Un suivi psychologique qui peut aller jusqu'à l'adolescence
Depuis bientôt dix ans, ce dispositif propose un accompagnement médical et psychologique à près de 250 familles franciliennes. On y reçoit des couples sur le point d’adopter, des familles qui ont récemment accueilli un enfant, et même « certains parents qui continuent à venir avec leur ado » confie Anne de Truchis. Plus qu’une véritable consultation, il s’agit plutôt d’un accompagnement, d’un suivi psychologique qui ne se substitue pas au suivi médical par le pédiatre attitré. Un service quelque peu méconnu - même si on compte 25 COCA en France -, souvent proposé par des municipalités ou des associations spécialisées. Avec sa collègue, la psychologue Florence de Wailly, elle reçoit chaque famille durant une heure et demi. « Faire les consultations en binôme nous permet d’aborder les problèmes des patients d’une manière pluridisciplinaire, explique la pédiatre, et aussi de nous soutenir mutuellement ». Il faut dire que ces séances sont loin d’être des parties de plaisir. Derrière les apparences, derrière de banales scènes quotidiennes relatées par les parents (refus d’aller au lit, de manger, d’obéir…), se cache parfois une souffrance d’une intensité inouïe. Alors que les deux collègues sont à l’écoute des inquiétudes et des espoirs des parents, elles ne quittent en réalité presque jamais les enfants des yeux. Leurs faits et gestes en disent parfois plus long qu’un long discours.

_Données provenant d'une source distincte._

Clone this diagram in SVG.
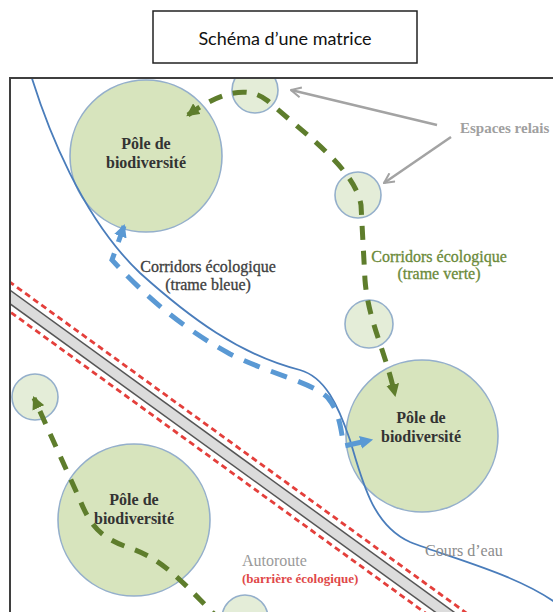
<svg xmlns="http://www.w3.org/2000/svg" width="553" height="612" viewBox="0 0 553 612">
  <style>
    .pole { fill: #d7e4bd; stroke: #94afcb; stroke-width: 1.6; }
    .relais { fill: #e4edd8; stroke: #94afcb; stroke-width: 1.6; }
    .pole-label { font-family: "Liberation Serif", serif; font-weight: bold; font-size: 16px; fill: #333333; text-anchor: middle; }
    .serif { font-family: "Liberation Serif", serif; }
    .trame-verte { fill: none; stroke: #5e7d2c; stroke-width: 5; stroke-dasharray: 14 11; }
    .trame-bleue { fill: none; stroke: #5a99d4; stroke-width: 5; stroke-dasharray: 17 12; }
    .river { fill: none; stroke: #4a7dbb; stroke-width: 1.8; }
    .pointer { fill: none; stroke: #a3a3a3; stroke-width: 2.5; }
    .road-edge { stroke: #555555; stroke-width: 1.5; }
    .barrier { stroke: #e43f3b; stroke-width: 2.8; stroke-dasharray: 6 4; }
  </style>
  <defs>
    <clipPath id="map">
      <rect x="11" y="79" width="560" height="560"/>
    </clipPath>
    <marker id="arrow-green" viewBox="0 0 12 12" refX="10" refY="6" markerWidth="13" markerHeight="13" markerUnits="userSpaceOnUse" orient="auto-start-reverse">
      <path d="M0,0 L12,6 L0,12 z" fill="#5e7d2c"/>
    </marker>
    <marker id="arrow-blue" viewBox="0 0 12 12" refX="10" refY="6" markerWidth="13" markerHeight="13" markerUnits="userSpaceOnUse" orient="auto-start-reverse">
      <path d="M0,0 L12,6 L0,12 z" fill="#5a99d4"/>
    </marker>
    <marker id="arrow-gray" viewBox="0 0 12 12" refX="11" refY="6" markerWidth="12" markerHeight="12" markerUnits="userSpaceOnUse" orient="auto">
      <path d="M1,1 L11,6 L1,11" fill="none" stroke="#a3a3a3" stroke-width="2"/>
    </marker>
  </defs>

  <rect width="553" height="612" fill="#ffffff"/>

  <!-- Title box -->
  <g id="title">
    <rect x="153" y="11" width="264" height="52" fill="#ffffff" stroke="#222222" stroke-width="1.5"/>
    <text x="285" y="45" font-family="Lato, 'Liberation Sans', sans-serif" font-size="18" fill="#111111" text-anchor="middle">Schéma d’une matrice</text>
  </g>

  <g clip-path="url(#map)">
    <!-- Motorway -->
    <g id="autoroute" transform="translate(10 297) rotate(35.94)">
      <rect x="-30" y="-5.5" width="760" height="11" fill="#dcdcdc"/>
      <line class="road-edge" x1="-30" y1="-5.5" x2="730" y2="-5.5"/>
      <line class="road-edge" x1="-30" y1="5.5" x2="730" y2="5.5"/>
      <line class="barrier" x1="-30" y1="-12" x2="730" y2="-12"/>
      <line class="barrier" x1="-30" y1="12" x2="730" y2="12"/>
    </g>

    <!-- Biodiversity poles -->
    <g id="pole-nord">
      <circle class="pole" cx="146" cy="156" r="76"/>
      <text class="pole-label" x="146" y="149">Pôle de</text>
      <text class="pole-label" x="146" y="168">biodiversité</text>
    </g>
    <g id="pole-est">
      <circle class="pole" cx="422" cy="436" r="76"/>
      <text class="pole-label" x="421" y="423">Pôle de</text>
      <text class="pole-label" x="421" y="442">biodiversité</text>
    </g>
    <g id="pole-sud">
      <circle class="pole" cx="134" cy="520" r="76"/>
      <text class="pole-label" x="134" y="505">Pôle de</text>
      <text class="pole-label" x="134" y="524">biodiversité</text>
    </g>

    <!-- Stepping-stone spaces -->
    <g id="relais-1"><circle class="relais" cx="255" cy="90" r="23"/></g>
    <g id="relais-2"><circle class="relais" cx="358" cy="195" r="23"/></g>
    <g id="relais-3"><circle class="relais" cx="369" cy="324" r="24"/></g>
    <g id="relais-4"><circle class="relais" cx="35" cy="397" r="23"/></g>
    <g id="relais-5"><circle class="relais" cx="245" cy="618" r="23"/></g>

    <!-- Watercourse -->
    <g id="cours-eau">
      <path class="river" d="M30,72 C47,128 82,218 140,273 C190,318 240,355 300,370 C325,377 338,405 350,440 C362,480 372,525 410,542 C450,558 520,575 560,606"/>
    </g>

    <!-- Corridors -->
    <g id="connectors">
      <path class="trame-bleue" d="M124,226 L112,260 C140,290 175,324 230,354 C270,374 312,382 328,398 C340,412 341,432 344,446 L371,440" marker-start="url(#arrow-blue)" marker-end="url(#arrow-blue)"/>
      <path class="trame-verte" d="M188,115 Q240,78 268,101 C310,138 355,170 361,205 L365,280 C368,320 385,350 395,395" marker-start="url(#arrow-green)" marker-end="url(#arrow-green)"/>
      <path class="trame-verte" d="M222,622 C185,585 165,560 130,548 C100,538 90,525 80,500 L34,398" marker-end="url(#arrow-green)"/>
      <line class="pointer" x1="437" y1="125" x2="291" y2="90" marker-end="url(#arrow-gray)"/>
      <line class="pointer" x1="451" y1="137" x2="384" y2="183" marker-end="url(#arrow-gray)"/>
    </g>
  </g>

  <!-- Map frame -->
  <rect x="10" y="78" width="570" height="570" fill="none" stroke="#3f3f3f" stroke-width="2"/>

  <!-- Labels -->
  <g id="labels">
    <text class="serif" x="460" y="133" font-size="15" font-weight="bold" fill="#a0a0a0">Espaces relais</text>
    <text class="serif" x="208" y="272" font-size="16" fill="#404040" stroke="#404040" stroke-width="0.3" text-anchor="middle">Corridors écologique</text>
    <text class="serif" x="208" y="290" font-size="16" fill="#404040" stroke="#404040" stroke-width="0.3" text-anchor="middle">(trame bleue)</text>
    <text class="serif" x="439" y="262" font-size="16" fill="#6b8a3a" stroke="#6b8a3a" stroke-width="0.3" text-anchor="middle">Corridors écologique</text>
    <text class="serif" x="439" y="279" font-size="16" fill="#6b8a3a" stroke="#6b8a3a" stroke-width="0.3" text-anchor="middle">(trame verte)</text>
    <text class="serif" x="425" y="556" font-size="16" fill="#8c8c8c">Cours d’eau</text>
    <text class="serif" x="242" y="566" font-size="16" fill="#9a9a9a">Autoroute</text>
    <text class="serif" x="242" y="583" font-size="13" font-weight="bold" fill="#e04848">(barrière écologique)</text>
  </g>
</svg>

Des enfants victimes d'un autonomisation forcée

En arrivant dans le cabinet, tous les enfants rencontrés ce jour-là ont manifesté une surprenante autonomie : une fois leurs affaires déposées, ils vont voir les jouets et vaquent à leurs occupations, sans prêter aucune attention aux personnes dans la pièce. Ils semblent autonomes, voire endurcis, même dans ce contexte hospitalier pourtant impressionnant. Mais Anne de Truchis précise : « Il ne s’agit pas d’autonomie mais d’autonomisation forcée. S’ils ne pleurent pas, s’ils n’appellent pas, c’est à cause des abandons successifs qu’ils ont subis. Notre rôle, c’est de les réapprendre à être un enfant ». Pour Florence de Wailly, ces enfants « n’ont pas pu construire de lien d’attachement avec leurs parents. Sans ce dernier, on construit sur du sable et cela aboutit à des personnalités peu empathiques, des enfants peu concernés par leur entourage ». Par leur entourage peut-être, en ce qui concerne les parents, c’est une toute autre histoire.


Aider à devenir parents
Pour leurs parents, ils sont vus comme le centre de l’univers. Ici, un petit garçon de trois ans qui pique de vilaines crises lorsqu’il ne peut pas dormir avec ses parents. Là, une fillette qui, à défaut de faire le bébé pour attirer l’attention de sa mère, mime encore et encore un petit chaton dans les jambes de sa maîtresse. Ou encore cette autre fillette à la peau noire qui souffre des regards de ses camarades de classe car sa mère est blanche. Sous sa panoplie de petite fille modèle, elle peine à dissimuler une profonde souffrance, peut-être par peur de décevoir ou parce que cela lui rappelle cruellement l’absence de lien biologique. Tous ces détails poignants, qui prennent parfois aux tripes les soignants, n’échappent pas au binôme. Mais pas question de donner des solutions toutes faites aux parents. « Il n’y a rien à théoriser, devenir parent, c’est le fruit d’une expérimentation constante, ce sont ces succès et ces échecs qui nous construisent. Nous les incitons à réfléchir par eux-mêmes et à trouver les solutions au fond d’eux » conclut Anne de Truchis. Et ça semble fonctionner : en raison du succès de ce COCA, il faut désormais attendre un an pour être reçu en consultation.